In seventeenth century France, a century before they began calling themselves the Poussinistes and the Rubenistes, there had long been a conservative and a liberal element in French Art. The conservatives, with the help of Cardinal Richelieu, founded the French Academy in 1635. To oversimplify a complex artistic and political milieu, this organisation, though made up mostly of painters, considered drawing to be the highest art. In the broadest sense, their paintings were simply coloured drawings. Opposing them were a much more loosely organised group consisting of domestic and imported artists who had studied in Italy, where the expressive use of colour was much more dominant, perhaps as a result of the importance there of fresco painting (in which drawn lines were merely "suggestions" as to where an artist might apply paint). Besides the strong use of colour, their art was marked by a striking sense of drama, brilliant light, grand scale, daring composition, and dynamic movement. Michelangelo was, to them, like a god. These we would call the liberals. Pierre Mignard was a liberal.
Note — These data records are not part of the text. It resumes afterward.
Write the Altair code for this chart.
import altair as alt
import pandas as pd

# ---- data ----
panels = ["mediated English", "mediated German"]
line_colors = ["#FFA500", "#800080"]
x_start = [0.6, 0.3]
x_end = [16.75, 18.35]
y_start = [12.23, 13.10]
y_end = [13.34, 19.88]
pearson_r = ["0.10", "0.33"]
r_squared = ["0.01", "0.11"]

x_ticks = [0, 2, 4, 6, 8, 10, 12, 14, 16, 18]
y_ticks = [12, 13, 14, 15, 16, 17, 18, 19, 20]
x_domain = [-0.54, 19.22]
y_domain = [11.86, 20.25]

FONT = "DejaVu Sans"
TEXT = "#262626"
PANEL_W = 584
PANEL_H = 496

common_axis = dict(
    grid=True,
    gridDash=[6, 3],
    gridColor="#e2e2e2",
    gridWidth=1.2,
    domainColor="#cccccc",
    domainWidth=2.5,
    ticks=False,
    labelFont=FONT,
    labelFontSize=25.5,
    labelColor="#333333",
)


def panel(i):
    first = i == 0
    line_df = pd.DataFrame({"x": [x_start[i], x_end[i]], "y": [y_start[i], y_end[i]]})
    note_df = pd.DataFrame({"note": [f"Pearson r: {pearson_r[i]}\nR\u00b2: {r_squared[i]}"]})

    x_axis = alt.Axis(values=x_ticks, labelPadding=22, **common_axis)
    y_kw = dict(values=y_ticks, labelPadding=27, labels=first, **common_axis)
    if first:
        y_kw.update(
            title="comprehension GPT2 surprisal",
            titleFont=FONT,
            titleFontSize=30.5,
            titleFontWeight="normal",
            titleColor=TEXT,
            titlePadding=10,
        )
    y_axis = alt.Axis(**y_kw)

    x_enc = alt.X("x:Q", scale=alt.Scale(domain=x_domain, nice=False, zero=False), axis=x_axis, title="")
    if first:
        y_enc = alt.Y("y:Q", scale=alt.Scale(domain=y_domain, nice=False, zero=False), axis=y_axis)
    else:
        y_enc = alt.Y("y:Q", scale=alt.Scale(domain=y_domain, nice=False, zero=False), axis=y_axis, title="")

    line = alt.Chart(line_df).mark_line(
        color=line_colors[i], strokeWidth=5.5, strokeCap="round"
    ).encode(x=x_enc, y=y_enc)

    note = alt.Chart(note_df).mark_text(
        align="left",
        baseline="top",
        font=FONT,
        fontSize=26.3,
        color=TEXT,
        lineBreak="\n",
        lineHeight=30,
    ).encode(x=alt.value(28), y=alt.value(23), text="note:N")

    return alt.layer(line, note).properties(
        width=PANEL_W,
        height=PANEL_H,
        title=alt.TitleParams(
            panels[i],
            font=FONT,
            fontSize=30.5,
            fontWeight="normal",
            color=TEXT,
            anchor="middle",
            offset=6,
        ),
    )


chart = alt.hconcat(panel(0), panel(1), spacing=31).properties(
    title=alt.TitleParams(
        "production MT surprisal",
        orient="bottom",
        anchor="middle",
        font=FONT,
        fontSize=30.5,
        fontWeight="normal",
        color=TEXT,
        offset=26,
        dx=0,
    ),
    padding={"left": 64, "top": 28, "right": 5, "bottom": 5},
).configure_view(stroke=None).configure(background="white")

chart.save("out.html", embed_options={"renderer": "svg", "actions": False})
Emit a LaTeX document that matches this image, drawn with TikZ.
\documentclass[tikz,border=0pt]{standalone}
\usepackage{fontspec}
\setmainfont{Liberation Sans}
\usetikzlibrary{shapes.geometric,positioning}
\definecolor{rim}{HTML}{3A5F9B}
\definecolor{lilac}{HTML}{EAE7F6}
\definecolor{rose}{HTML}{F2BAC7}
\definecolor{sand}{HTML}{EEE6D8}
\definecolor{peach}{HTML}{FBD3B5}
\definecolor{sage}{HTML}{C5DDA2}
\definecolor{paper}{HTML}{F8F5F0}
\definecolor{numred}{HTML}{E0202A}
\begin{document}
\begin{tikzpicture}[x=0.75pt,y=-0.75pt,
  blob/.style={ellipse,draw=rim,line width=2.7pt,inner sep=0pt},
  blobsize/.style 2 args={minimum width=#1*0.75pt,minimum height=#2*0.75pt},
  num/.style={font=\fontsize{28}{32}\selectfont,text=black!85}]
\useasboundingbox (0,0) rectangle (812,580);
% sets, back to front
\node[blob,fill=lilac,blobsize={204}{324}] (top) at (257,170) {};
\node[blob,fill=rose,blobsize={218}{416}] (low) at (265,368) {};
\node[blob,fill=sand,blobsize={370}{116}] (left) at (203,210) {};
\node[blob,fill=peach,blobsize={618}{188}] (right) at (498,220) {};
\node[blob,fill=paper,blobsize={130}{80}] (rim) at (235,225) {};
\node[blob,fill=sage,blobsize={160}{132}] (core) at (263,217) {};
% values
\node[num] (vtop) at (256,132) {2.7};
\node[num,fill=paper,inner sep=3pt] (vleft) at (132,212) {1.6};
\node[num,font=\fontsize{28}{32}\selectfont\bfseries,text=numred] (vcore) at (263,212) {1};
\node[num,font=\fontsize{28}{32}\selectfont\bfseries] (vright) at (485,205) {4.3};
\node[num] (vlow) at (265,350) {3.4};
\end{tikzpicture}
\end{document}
Pierre Mignard was born in Troyes, in 1612. His older brother, Nicholas, also became a painter in Avignon. In his formative years as an artist, Pierre studied in Paris under both Simon Vouet and Jean Boucher (not to be confused with eighteenth century Rococo artist François Boucher). In the studio of Vouet he met fellow student Charles le Brun. In 1635, the same year the French Academy was founded, Mignard grabbed an opportunity to study in Rome. Le Brun, on the other hand, remained in Paris, joined the Academy, and later became its president. Meanwhile Mignard studied and painted in Rome or travelled about Italy for more than twenty years, familiarising himself with all the Italian "schools," working in fresco, painting portraits, and making quite a name for himself in both pursuits. He found himself painting three popes. But it was his frescos in the church of S. Carlo alle Quattro Fontane that brought him to the attention of Louis XIV back in France.
Summoned back to Paris by his king in 1657, Mignard became the court painter. He was to paint his close friend the king as many as ten times over the remaining years of their lives. But he refused to join the Academy and instead fell in with the social group of Racine, Boileau, la Fontaine, and the poet Moliere - all critics of the Academy and its president, (and now Mignard's rival) Charles le Brun. In 1663, Mignard's name and reputation were forever "plastered" into French art when he was awarded the commission to decorate the dome of the Val-de-Grace. It was then, and now, the largest fresco in the world. Composed of the Blessed Trinity encircled by a throng of over 200 colossal figures representing apostles, evangelists, confessors, founders of various religious orders, holy kings, and an assortment of other saints and church notables peering down from Paradise, this apotheosis formula, while somewhat trite by Italian standards, was nonetheless new and quite impressive in Paris. Mignard completed the work in just eight months. And while modern day critics might crack, "Yes, and it looks like it too," the court, the clergy, the critics, even the French Academy of his day, had nothing but praise for Mignard's efforts.
The polarising dichotomy of drawing versus painting nonetheless continued in Paris despite Mignard's immense popularity. His work was firmly grounded in the Italian Renaissance style as filtered through Mannerist interpretation and bridged the gap between the Mannerist and the Baroque eras, bringing an influential mix of the two to French art. And in so doing, it challenged the dry, academic traditions of the home-grown variety. In 1690, Charles le Brun died. And upon his death, in what could only be called a startling apotheosis of his own, Mignard was, in one day, welcomed into the Academy as an associate member, then solemnly elected a full member, rector, director, and finally, chancellor (replacing le Brun) of the same conservative, authoritarian institution he had so long opposed. It was a position he was to hold for just five years, during which time the two opposing philosophies of art became an internal academic conflict that was to go on for another two centuries. In 1695, while working on a painting in which he himself appears, St. Luke Painting the Blessed Virgin, Mignard died, literally with a brush in his hand. He was 84.